Estamos progredindo. Fechamos a questão do algodão, uma disputa que se prolongava havia quase uma década. O Ministério da Agricultura americano tem agora uma declaração pública sobre regulações que diz que vai abrir o mercado para carne in natura. Isso interessa a ambos os países. O Brasil já é o maior produtor de soja, e a expectativa é que nos próximos 15 anos se torne o maior produtor mundial de alimentos. Prestamos atenção na segurança alimentar no mundo. Para os Estados Unidos, segurança alimentar significa fornecer alimentos para uma população mundial em crescimento. É aí que realmente vemos o Brasil como um parceiro estratégico, já que a maior parte deste fantástico crescimento agrícola está acontecendo aqui. O grau de troca agrícola entre Estados Unidos e Brasil é ainda relativamente pequeno, considerando nossos mercados mundiais, e nós temos a vantagem de estar nos hemisférios Norte e Sul. Vocês estão colhendo enquanto nós estamos plantando e vice-versa. Portanto, realmente não entramos em competição direta porque estamos em ciclos diferentes. Grande parte do setor agrícola brasileiro é, na realidade, americano por causa de investimentos. É isso que torna a distinção entre as nossas indústrias agrícolas meio imprecisa, pois temos mútuos investimentos em ambas as direções.

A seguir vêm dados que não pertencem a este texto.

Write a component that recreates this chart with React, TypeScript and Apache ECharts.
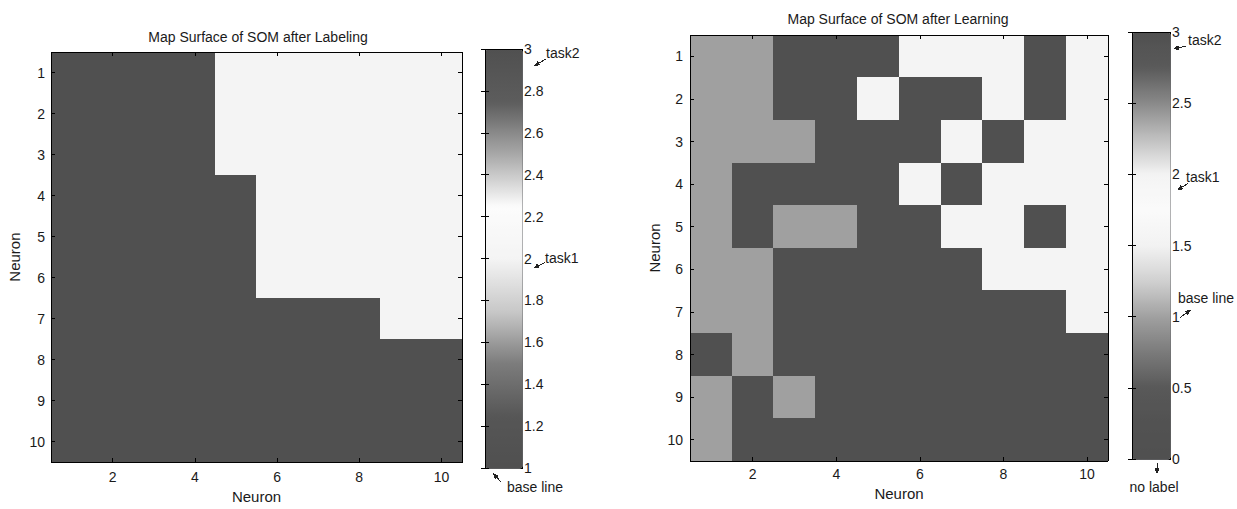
import React, { useEffect, useRef } from 'react';
import * as echarts from 'echarts';

const neuronCols = ['1', '2', '3', '4', '5', '6', '7', '8', '9', '10'];
const neuronRows = ['1', '2', '3', '4', '5', '6', '7', '8', '9', '10'];

// 3 = task2 (dark), 2 = task1 (white), 1 = base line (grey)
const labelingMap = [
  [3, 3, 3, 3, 2, 2, 2, 2, 2, 2],
  [3, 3, 3, 3, 2, 2, 2, 2, 2, 2],
  [3, 3, 3, 3, 2, 2, 2, 2, 2, 2],
  [3, 3, 3, 3, 3, 2, 2, 2, 2, 2],
  [3, 3, 3, 3, 3, 2, 2, 2, 2, 2],
  [3, 3, 3, 3, 3, 2, 2, 2, 2, 2],
  [3, 3, 3, 3, 3, 3, 3, 3, 2, 2],
  [3, 3, 3, 3, 3, 3, 3, 3, 3, 3],
  [3, 3, 3, 3, 3, 3, 3, 3, 3, 3],
  [3, 3, 3, 3, 3, 3, 3, 3, 3, 3],
];

const learningMap = [
  [1, 1, 3, 3, 3, 2, 2, 2, 3, 2],
  [1, 1, 3, 3, 2, 3, 3, 2, 3, 2],
  [1, 1, 1, 3, 3, 3, 2, 3, 2, 2],
  [1, 3, 3, 3, 3, 2, 3, 2, 2, 2],
  [1, 3, 1, 1, 3, 3, 2, 2, 3, 2],
  [1, 1, 3, 3, 3, 3, 3, 2, 2, 2],
  [1, 1, 3, 3, 3, 3, 3, 3, 3, 2],
  [3, 1, 3, 3, 3, 3, 3, 3, 3, 3],
  [1, 3, 1, 3, 3, 3, 3, 3, 3, 3],
  [1, 3, 3, 3, 3, 3, 3, 3, 3, 3],
];

const labelingRange = { min: 1, max: 3, interval: 0.2 };
const learningRange = { min: 0, max: 3, interval: 0.5 };

const labelingColors = ['#505050', '#565656', '#7c7c7c', '#c8c8c8', '#f4f4f4', '#fcfcfc', '#a8a8a8', '#5c5c5c', '#505050'];
const learningColors = ['#505050', '#525252', '#585858', '#7a7a7a', '#a0a0a0', '#d0d0d0', '#f2f2f2', '#fafafa', '#f4f4f4', '#c0c0c0', '#8a8a8a', '#5a5a5a', '#505050'];

const titles = ['Map Surface of SOM after Labeling', 'Map Surface of SOM after Learning'];
const axisName = 'Neuron';

const FONT = "'Liberation Sans', Arial, sans-serif";
const INK = '#1a1a1a';

function toCells(m: number[][]) {
  const out: number[][] = [];
  m.forEach((row, r) => row.forEach((v, c) => out.push([c, r, v])));
  return out;
}

const evenOnly = (i: number) => i % 2 === 1;

function mapAxes(gridIndex: number, nameGapX: number, nameGapY: number, labelMarginX: number, labelMarginY: number) {
  const x = [
    {
      type: 'category', gridIndex, data: neuronCols, position: 'bottom', z: 5,
      name: axisName, nameLocation: 'middle', nameGap: nameGapX,
      nameTextStyle: { fontSize: 15, color: INK, fontFamily: FONT },
      axisLine: { show: true, lineStyle: { color: '#000', width: 1 } },
      axisTick: { show: true, inside: true, length: 4, alignWithLabel: true, interval: evenOnly, lineStyle: { color: '#000' } },
      axisLabel: { interval: evenOnly, fontSize: 14, color: INK, fontFamily: FONT, margin: labelMarginX },
      splitLine: { show: false },
    },
    {
      type: 'category', gridIndex, data: neuronCols, position: 'top', z: 5,
      axisLine: { show: true, lineStyle: { color: '#000', width: 1 } },
      axisTick: { show: true, inside: true, length: 4, alignWithLabel: true, interval: evenOnly, lineStyle: { color: '#000' } },
      axisLabel: { show: false },
      splitLine: { show: false },
    },
  ];
  const y = [
    {
      type: 'category', gridIndex, data: neuronRows, inverse: true, position: 'left', z: 5,
      name: axisName, nameLocation: 'middle', nameGap: nameGapY, nameRotate: 90,
      nameTextStyle: { fontSize: 15, color: INK, fontFamily: FONT },
      axisLine: { show: true, lineStyle: { color: '#000', width: 1 } },
      axisTick: { show: true, inside: true, length: 4, alignWithLabel: true, lineStyle: { color: '#000' } },
      axisLabel: { fontSize: 14, color: INK, fontFamily: FONT, margin: labelMarginY },
      splitLine: { show: false },
    },
    {
      type: 'category', gridIndex, data: neuronRows, inverse: true, position: 'right', z: 5,
      axisLine: { show: true, lineStyle: { color: '#000', width: 1 } },
      axisTick: { show: true, inside: true, length: 4, alignWithLabel: true, lineStyle: { color: '#000' } },
      axisLabel: { show: false },
      splitLine: { show: false },
    },
  ];
  return { x, y };
}

function barAxes(gridIndex: number, range: { min: number; max: number; interval: number }) {
  const x = { type: 'value', gridIndex, show: false, min: 0, max: 1 };
  const y = [
    {
      type: 'value', gridIndex, position: 'right', z: 10, min: range.min, max: range.max, interval: range.interval,
      axisLine: { show: false },
      axisTick: { show: true, inside: true, length: 4, lineStyle: { color: '#000' } },
      axisLabel: { fontSize: 14, color: INK, fontFamily: FONT, margin: 2 },
      splitLine: { show: false },
    },
    {
      type: 'value', gridIndex, position: 'left', z: 10, min: range.min, max: range.max, interval: range.interval,
      axisLine: { show: false },
      axisTick: { show: true, inside: true, length: 4, lineStyle: { color: '#000' } },
      axisLabel: { show: false },
      splitLine: { show: false },
    },
  ];
  return { x, y };
}

function arrow(x1: number, y1: number, x2: number, y2: number) {
  const ang = Math.atan2(y2 - y1, x2 - x1);
  const L = 6, W = 2.6;
  const bx = x2 - L * Math.cos(ang), by = y2 - L * Math.sin(ang);
  const px = -Math.sin(ang) * W, py = Math.cos(ang) * W;
  return [
    { type: 'line', z: 20, silent: true, shape: { x1, y1, x2: bx, y2: by }, style: { stroke: '#222', lineWidth: 1 } },
    { type: 'polygon', z: 20, silent: true, shape: { points: [[x2, y2], [bx + px, by + py], [bx - px, by - py]] }, style: { fill: '#222' } },
  ];
}

function note(text: string, x: number, y: number, align = 'left') {
  return {
    type: 'text', z: 20, silent: true, x, y,
    style: { text, fontSize: 14, fill: INK, fontFamily: FONT, align, verticalAlign: 'middle' },
  };
}

export default function App() {
  const ref = useRef<HTMLDivElement>(null);
  useEffect(() => {
    if (!ref.current) return;
    const chart = echarts.init(ref.current, null, { renderer: 'svg' });
    const a = mapAxes(0, 23, 29, 8, 6);
    const b = mapAxes(1, 22, 28, 6, 7);
    const ca = barAxes(2, labelingRange);
    const cb = barAxes(3, learningRange);

    chart.setOption({
      animation: false,
      backgroundColor: '#fff',
      textStyle: { fontFamily: FONT },
      grid: [
        { left: 51, top: 52, width: 411, height: 419 },
        { left: 690, top: 35, width: 418, height: 426 },
        { left: 485, top: 49, width: 37, height: 419 },
        { left: 1132, top: 32, width: 38, height: 427 },
      ],
      xAxis: [...a.x, ...b.x, ca.x, cb.x],
      yAxis: [...a.y, ...b.y, ...ca.y, ...cb.y],
      visualMap: [
        {
          type: 'continuous', seriesIndex: 0, min: labelingRange.min, max: labelingRange.max,
          inRange: { color: labelingColors }, calculable: false, hoverLink: false, orient: 'vertical',
          left: 485, top: 49, itemWidth: 37, itemHeight: 419, padding: 0,
          borderColor: '#000', borderWidth: 1,
        },
        {
          type: 'continuous', seriesIndex: 1, min: learningRange.min, max: learningRange.max,
          inRange: { color: learningColors }, calculable: false, hoverLink: false, orient: 'vertical',
          left: 1132, top: 32, itemWidth: 38, itemHeight: 427, padding: 0,
          borderColor: '#000', borderWidth: 1,
        },
      ],
      series: [
        { type: 'heatmap', xAxisIndex: 0, yAxisIndex: 0, data: toCells(labelingMap), silent: true, itemStyle: { borderWidth: 0 }, emphasis: { disabled: true } },
        { type: 'heatmap', xAxisIndex: 2, yAxisIndex: 2, data: toCells(learningMap), silent: true, itemStyle: { borderWidth: 0 }, emphasis: { disabled: true } },
      ],
    });

    const ly = (v: number) => chart.convertToPixel({ yAxisIndex: 4 } as any, v) as number;
    const ry = (v: number) => chart.convertToPixel({ yAxisIndex: 6 } as any, v) as number;
    const lcx = 522, rcx = 1170;

    chart.setOption({
      graphic: [
        { type: 'text', silent: true, x: 258, y: 37, style: { text: titles[0], fontSize: 14, fill: INK, fontFamily: FONT, align: 'center', verticalAlign: 'middle' } },
        { type: 'text', silent: true, x: 898, y: 19, style: { text: titles[1], fontSize: 14, fill: INK, fontFamily: FONT, align: 'center', verticalAlign: 'middle' } },
        // left colour bar notes
        note('task2', lcx + 24, ly(3) + 4),
        ...arrow(lcx + 24, ly(3) + 10, lcx + 12, ly(3) + 17),
        note('task1', lcx + 23, ly(2) - 1),
        ...arrow(lcx + 23, ly(2) + 4, lcx + 11, ly(2) + 10),
        note('base line', lcx - 15, ly(1) + 19),
        ...arrow(lcx - 21, ly(1) + 14, lcx - 29, ly(1) + 5),
        // right colour bar notes
        note('task2', rcx + 18, ry(3) + 8),
        ...arrow(rcx + 16, ry(3) + 14, rcx + 3, ry(3) + 17),
        note('task1', rcx + 16, ry(2) + 3),
        ...arrow(rcx + 18, ry(2) + 9, rcx + 7, ry(2) + 16),
        note('base line', rcx + 8, ry(1) - 19),
        ...arrow(rcx + 10, ry(1) + 1, rcx + 21, ry(1) - 7),
        note('no label', 1154, ry(0) + 28, 'center'),
        ...arrow(1157, ry(0) + 4, 1157, ry(0) + 15),
      ],
    });

    const svg = ref.current.querySelector('svg');
    if (svg) (svg as SVGElement).style.shapeRendering = 'crispEdges';

    return () => chart.dispose();
  }, []);
  return <div ref={ref} style={{ position: 'absolute', left: 0, top: 0, width: 1237, height: 509, background: '#fff' }} />;
}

Cooperação na indústria aeroespacial

Na área de Ciência e Tecnologia, muita coisa acontece independentemente de nós. Existem algumas áreas-chave. Nosso diálogo na área de aviação continua, e muito dele está focado em combustível biológico para jatos, que é praticamente uma nova indústria para o mundo inteiro. É uma alternativa de combustível renovável. Atualmente, o combustível vem basicamente do petróleo. A Boeing e a Embraer abriram uma instalação conjunta de pesquisa recentemente usando o combustível biológico disponível aqui. Algumas empresas americanas estão envolvidas, como a Amyris, sediada em Brotas (no estado de São Paulo). É uma empresa da Califórnia que usa bioengenharia para converter produtos. Temos algumas empresas de biotecnologia que estão fazendo investimentos aqui no Brasil.

Crise hídrica

O governo brasileiro pediu a alguns países que analisassem a crise da água no Brasil, já que pode afetar a geração de energia hidroelétrica e as possibilidades tecnológicas à frente. Ao mesmo tempo, já levamos organizações daqui para os Estados Unidos para observar a distribuição elétrica e como ter uma melhor conservação no estado de São Paulo e na cidade de São Paulo, mais especificamente. Também estamos observando os projetos hídricos. Esta é uma área de orgulho, já que o Brasil tem 80% da capacidade hidrelétrica. Isto é fantástico quando existe a chuva, mas acho que o Brasil está reconhecendo, em decorrência do enorme crescimento da economia, que a demanda e a expansão da classe média certamente excederam sua capacidade de se manter. Estamos trazendo um palestrante de São Francisco para falar sobre coisas muito práticas que estão sendo feitas para enfrentar uma enorme seca que ocorre na Califórnia. Eles já estiveram aqui anteriormente trabalhando no âmbito do estado. Quando eles estiveram com a Sabesp, apresentaram algumas ideias usadas na Califórnia, mas disseram que não tinham pensando em outras. É uma troca, pois tanto os Estados Unidos como o Brasil estão enfrentando desafios comuns.

Gás de Xisto

Ao mesmo tempo, trouxemos uma delegação ao Rio de Janeiro, no ano passado, para observar combustíveis convencionais e alternativos, como o gás de xisto. O estado do Paraná enviou algumas autoridades aos Estados Unidos para observar leilões de reservas de gás de xisto. Nós estamos acompanhando para ver aonde vai chegar. Mas acredito que quando pensamos em energia, seria com a ideia de criar uma matriz mais ampla para o Brasil. É fantástico se você puder fornecer 80% de eletricidade com hidroelétricas, a energia mais limpa que se pode ter, mas você tem de estar preparado; se tiver um período de chuvas ruim existem outras coisas que podem ser feitas. Eu acho que o Brasil também está analisando a capacidade estratégica de mudar entre diferentes fontes de energia.